14 During argument Mr Taylor SC made a number of submissions of substance, generally in support of the proposition that his client had not had a proper opportunity to understand or to obtain proper advice on each of these matters which had never before been pleaded. His proposition was that whilst, at first blush, some of the matters to be relied upon by the defendant might appear to be easy to understand, in truth and as a matter of fundamental fairness in the conduct of litigation, the plain fact is that the plaintiff cannot meet the proposed amendments on the run.

15 I accept those submissions as of substance.
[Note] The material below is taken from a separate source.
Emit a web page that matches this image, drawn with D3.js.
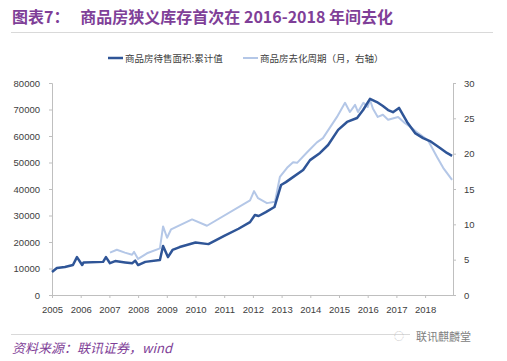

There is a world of difference between on the one hand a short exchange between expert witnesses of the points of view of one another found in a discreet section of an expert's report, and on the other hand, the approach necessary to be taken where pleadings are concerned.

16 The principled approach to the application is that it be rejected, reserving leave to the defendant to renew the application should some other new event in the continuance of the litigation make such an application appropriate.